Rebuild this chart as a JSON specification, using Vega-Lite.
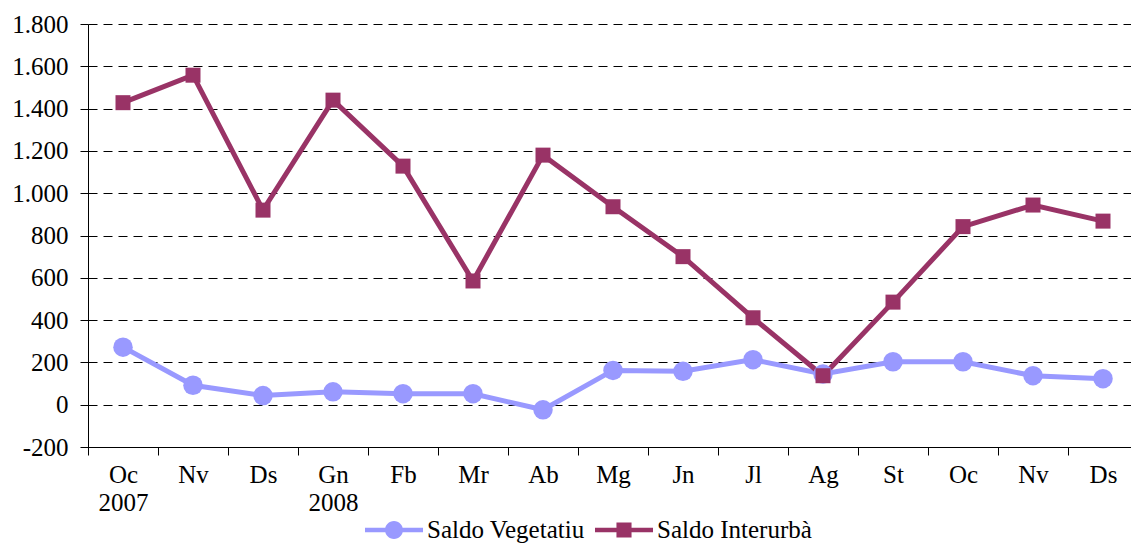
{
  "$schema": "https://vega.github.io/schema/vega-lite/v6.json",
  "autosize": "none",
  "padding": {"left": 88, "top": 24, "right": 0, "bottom": 99},
  "width": 1050,
  "height": 423,
  "background": "white",
  "config": {
    "view": {"stroke": null},
    "font": "Liberation Serif",
    "axis": {"labelFont": "Liberation Serif", "labelColor": "black", "domainColor": "black", "tickColor": "black"},
    "legend": {"labelFont": "Liberation Serif"}
  },
  "datasets": {
    "d": [
      {"m": "Oc 2007", "s": "Saldo Vegetatiu", "v": 272},
      {"m": "Nv 2007", "s": "Saldo Vegetatiu", "v": 92},
      {"m": "Ds 2007", "s": "Saldo Vegetatiu", "v": 43},
      {"m": "Gn 2008", "s": "Saldo Vegetatiu", "v": 61},
      {"m": "Fb 2008", "s": "Saldo Vegetatiu", "v": 52},
      {"m": "Mr 2008", "s": "Saldo Vegetatiu", "v": 52},
      {"m": "Ab 2008", "s": "Saldo Vegetatiu", "v": -24},
      {"m": "Mg 2008", "s": "Saldo Vegetatiu", "v": 162},
      {"m": "Jn 2008", "s": "Saldo Vegetatiu", "v": 158},
      {"m": "Jl 2008", "s": "Saldo Vegetatiu", "v": 213},
      {"m": "Ag 2008", "s": "Saldo Vegetatiu", "v": 145},
      {"m": "St 2008", "s": "Saldo Vegetatiu", "v": 203},
      {"m": "Oc 2008", "s": "Saldo Vegetatiu", "v": 203},
      {"m": "Nv 2008", "s": "Saldo Vegetatiu", "v": 137},
      {"m": "Ds 2008", "s": "Saldo Vegetatiu", "v": 123},
      {"m": "Oc 2007", "s": "Saldo Interurbà", "v": 1428},
      {"m": "Nv 2007", "s": "Saldo Interurbà", "v": 1558},
      {"m": "Ds 2007", "s": "Saldo Interurbà", "v": 920},
      {"m": "Gn 2008", "s": "Saldo Interurbà", "v": 1440},
      {"m": "Fb 2008", "s": "Saldo Interurbà", "v": 1128},
      {"m": "Mr 2008", "s": "Saldo Interurbà", "v": 585},
      {"m": "Ab 2008", "s": "Saldo Interurbà", "v": 1180},
      {"m": "Mg 2008", "s": "Saldo Interurbà", "v": 936},
      {"m": "Jn 2008", "s": "Saldo Interurbà", "v": 700},
      {"m": "Jl 2008", "s": "Saldo Interurbà", "v": 411},
      {"m": "Ag 2008", "s": "Saldo Interurbà", "v": 137},
      {"m": "St 2008", "s": "Saldo Interurbà", "v": 485},
      {"m": "Oc 2008", "s": "Saldo Interurbà", "v": 842},
      {"m": "Nv 2008", "s": "Saldo Interurbà", "v": 944},
      {"m": "Ds 2008", "s": "Saldo Interurbà", "v": 868}
    ]
  },
  "data": {"name": "d"},
  "encoding": {
    "x": {
      "field": "m", "type": "nominal", "sort": null,
      "scale": {"type": "band", "paddingInner": 0, "paddingOuter": 0},
      "axis": {
        "title": null, "labelAngle": 0, "tickBand": "extent", "tickSize": 8,
        "labelFont": "Liberation Serif", "labelFontSize": 25, "labelPadding": 7, "labelLineHeight": 28,
        "labelExpr": "!isValid(datum.value) ? '' : ((datum.value == 'Oc 2007' || datum.value == 'Gn 2008') ? split(datum.value, ' ') : split(datum.value, ' ')[0])",
        "domainColor": "black", "domainWidth": 1, "grid": false
      }
    },
    "y": {
      "field": "v", "type": "quantitative",
      "scale": {"domain": [-200, 1800], "nice": false, "zero": false},
      "axis": {
        "title": null, "values": [-200, 0, 200, 400, 600, 800, 1000, 1200, 1400, 1600, 1800],
        "labelExpr": "(datum.value < 0 ? '-' : '') + replace(format(abs(datum.value), ','), ',', '.')",
        "labelFont": "Liberation Serif", "labelFontSize": 25, "labelPadding": 12, "tickSize": 8,
        "grid": true, "gridColor": "black", "gridDash": [9, 6], "gridWidth": 1, "gridOpacity": 1,
        "domainColor": "black"
      }
    }
  },
  "layer": [
    {
      "transform": [{"filter": "datum.s == 'Saldo Vegetatiu'"}],
      "mark": {"type": "line", "strokeWidth": 5, "color": "#9999FF"},
      "encoding": {}
    },
    {
      "transform": [{"filter": "datum.s == 'Saldo Interurbà'"}],
      "mark": {"type": "line", "strokeWidth": 5, "color": "#993366"},
      "encoding": {}
    },
    {
      "transform": [{"filter": "datum.s == 'Saldo Vegetatiu'"}],
      "mark": {"type": "point", "shape": "circle", "filled": true, "opacity": 1, "size": 380, "color": "#9999FF"}
    },
    {
      "transform": [{"filter": "datum.s == 'Saldo Interurbà'"}],
      "mark": {"type": "point", "shape": "square", "filled": true, "opacity": 1, "size": 225, "color": "#993366"}
    },
    {
      "transform": [{"filter": "false"}],
      "mark": {"type": "point", "filled": true, "opacity": 1},
      "encoding": {
        "color": {"field": "s", "type": "nominal", "scale": {"domain": ["Saldo Vegetatiu", "Saldo Interurbà"], "range": ["#9999FF", "#993366"]},
          "legend": {
            "title": null, "orient": "none", "direction": "horizontal", "legendX": 277, "legendY": 477,
            "symbolSize": 3364, "symbolOpacity": 1, "symbolStrokeWidth": 0,
            "labelFont": "Liberation Serif", "labelFontSize": 25, "labelColor": "black",
            "labelOffset": 4, "columnPadding": 10
          }
        },
        "shape": {"field": "s", "type": "nominal", "scale": {"domain": ["Saldo Vegetatiu", "Saldo Interurbà"], "range": [
          "M-1,-0.08H-0.25V0.08H-1Z M0.25,-0.08H1V0.08H0.25Z M0.31,0A0.31,0.31 0 1,1 -0.31,0A0.31,0.31 0 1,1 0.31,0Z",
          "M-1,-0.08H-0.22V0.08H-1Z M0.22,-0.08H1V0.08H0.22Z M-0.26,-0.26H0.26V0.26H-0.26Z"
        ]}}
      }
    }
  ]
}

****************

Transcribe each line above verbatim, with the pictures left out.

▶ _Expected answer_:
Rebuild this chart as a JSON specification, using Vega-Lite.
{
  "$schema": "https://vega.github.io/schema/vega-lite/v6.json",
  "autosize": "none",
  "padding": {"left": 88, "top": 24, "right": 0, "bottom": 99},
  "width": 1050,
  "height": 423,
  "background": "white",
  "config": {
    "view": {"stroke": null},
    "font": "Liberation Serif",
    "axis": {"labelFont": "Liberation Serif", "labelColor": "black", "domainColor": "black", "tickColor": "black"},
    "legend": {"labelFont": "Liberation Serif"}
  },
  "datasets": {
    "d": [
      {"m": "Oc 2007", "s": "Saldo Vegetatiu", "v": 272},
      {"m": "Nv 2007", "s": "Saldo Vegetatiu", "v": 92},
      {"m": "Ds 2007", "s": "Saldo Vegetatiu", "v": 43},
      {"m": "Gn 2008", "s": "Saldo Vegetatiu", "v": 61},
      {"m": "Fb 2008", "s": "Saldo Vegetatiu", "v": 52},
      {"m": "Mr 2008", "s": "Saldo Vegetatiu", "v": 52},
      {"m": "Ab 2008", "s": "Saldo Vegetatiu", "v": -24},
      {"m": "Mg 2008", "s": "Saldo Vegetatiu", "v": 162},
      {"m": "Jn 2008", "s": "Saldo Vegetatiu", "v": 158},
      {"m": "Jl 2008", "s": "Saldo Vegetatiu", "v": 213},
      {"m": "Ag 2008", "s": "Saldo Vegetatiu", "v": 145},
      {"m": "St 2008", "s": "Saldo Vegetatiu", "v": 203},
      {"m": "Oc 2008", "s": "Saldo Vegetatiu", "v": 203},
      {"m": "Nv 2008", "s": "Saldo Vegetatiu", "v": 137},
      {"m": "Ds 2008", "s": "Saldo Vegetatiu", "v": 123},
      {"m": "Oc 2007", "s": "Saldo Interurbà", "v": 1428},
      {"m": "Nv 2007", "s": "Saldo Interurbà", "v": 1558},
      {"m": "Ds 2007", "s": "Saldo Interurbà", "v": 920},
      {"m": "Gn 2008", "s": "Saldo Interurbà", "v": 1440},
      {"m": "Fb 2008", "s": "Saldo Interurbà", "v": 1128},
      {"m": "Mr 2008", "s": "Saldo Interurbà", "v": 585},
      {"m": "Ab 2008", "s": "Saldo Interurbà", "v": 1180},
      {"m": "Mg 2008", "s": "Saldo Interurbà", "v": 936},
      {"m": "Jn 2008", "s": "Saldo Interurbà", "v": 700},
      {"m": "Jl 2008", "s": "Saldo Interurbà", "v": 411},
      {"m": "Ag 2008", "s": "Saldo Interurbà", "v": 137},
      {"m": "St 2008", "s": "Saldo Interurbà", "v": 485},
      {"m": "Oc 2008", "s": "Saldo Interurbà", "v": 842},
      {"m": "Nv 2008", "s": "Saldo Interurbà", "v": 944},
      {"m": "Ds 2008", "s": "Saldo Interurbà", "v": 868}
    ]
  },
  "data": {"name": "d"},
  "encoding": {
    "x": {
      "field": "m", "type": "nominal", "sort": null,
      "scale": {"type": "band", "paddingInner": 0, "paddingOuter": 0},
      "axis": {
        "title": null, "labelAngle": 0, "tickBand": "extent", "tickSize": 8,
        "labelFont": "Liberation Serif", "labelFontSize": 25, "labelPadding": 7, "labelLineHeight": 28,
        "labelExpr": "!isValid(datum.value) ? '' : ((datum.value == 'Oc 2007' || datum.value == 'Gn 2008') ? split(datum.value, ' ') : split(datum.value, ' ')[0])",
        "domainColor": "black", "domainWidth": 1, "grid": false
      }
    },
    "y": {
      "field": "v", "type": "quantitative",
      "scale": {"domain": [-200, 1800], "nice": false, "zero": false},
      "axis": {
        "title": null, "values": [-200, 0, 200, 400, 600, 800, 1000, 1200, 1400, 1600, 1800],
        "labelExpr": "(datum.value < 0 ? '-' : '') + replace(format(abs(datum.value), ','), ',', '.')",
        "labelFont": "Liberation Serif", "labelFontSize": 25, "labelPadding": 12, "tickSize": 8,
        "grid": true, "gridColor": "black", "gridDash": [9, 6], "gridWidth": 1, "gridOpacity": 1,
        "domainColor": "black"
      }
    }
  },
  "layer": [
    {
      "transform": [{"filter": "datum.s == 'Saldo Vegetatiu'"}],
      "mark": {"type": "line", "strokeWidth": 5, "color": "#9999FF"},
      "encoding": {}
    },
    {
      "transform": [{"filter": "datum.s == 'Saldo Interurbà'"}],
      "mark": {"type": "line", "strokeWidth": 5, "color": "#993366"},
      "encoding": {}
    },
    {
      "transform": [{"filter": "datum.s == 'Saldo Vegetatiu'"}],
      "mark": {"type": "point", "shape": "circle", "filled": true, "opacity": 1, "size": 380, "color": "#9999FF"}
    },
    {
      "transform": [{"filter": "datum.s == 'Saldo Interurbà'"}],
      "mark": {"type": "point", "shape": "square", "filled": true, "opacity": 1, "size": 225, "color": "#993366"}
    },
    {
      "transform": [{"filter": "false"}],
      "mark": {"type": "point", "filled": true, "opacity": 1},
      "encoding": {
        "color": {"field": "s", "type": "nominal", "scale": {"domain": ["Saldo Vegetatiu", "Saldo Interurbà"], "range": ["#9999FF", "#993366"]},
          "legend": {
            "title": null, "orient": "none", "direction": "horizontal", "legendX": 277, "legendY": 477,
            "symbolSize": 3364, "symbolOpacity": 1, "symbolStrokeWidth": 0,
            "labelFont": "Liberation Serif", "labelFontSize": 25, "labelColor": "black",
            "labelOffset": 4, "columnPadding": 10
          }
        },
        "shape": {"field": "s", "type": "nominal", "scale": {"domain": ["Saldo Vegetatiu", "Saldo Interurbà"], "range": [
          "M-1,-0.08H-0.25V0.08H-1Z M0.25,-0.08H1V0.08H0.25Z M0.31,0A0.31,0.31 0 1,1 -0.31,0A0.31,0.31 0 1,1 0.31,0Z",
          "M-1,-0.08H-0.22V0.08H-1Z M0.22,-0.08H1V0.08H0.22Z M-0.26,-0.26H0.26V0.26H-0.26Z"
        ]}}
      }
    }
  ]
}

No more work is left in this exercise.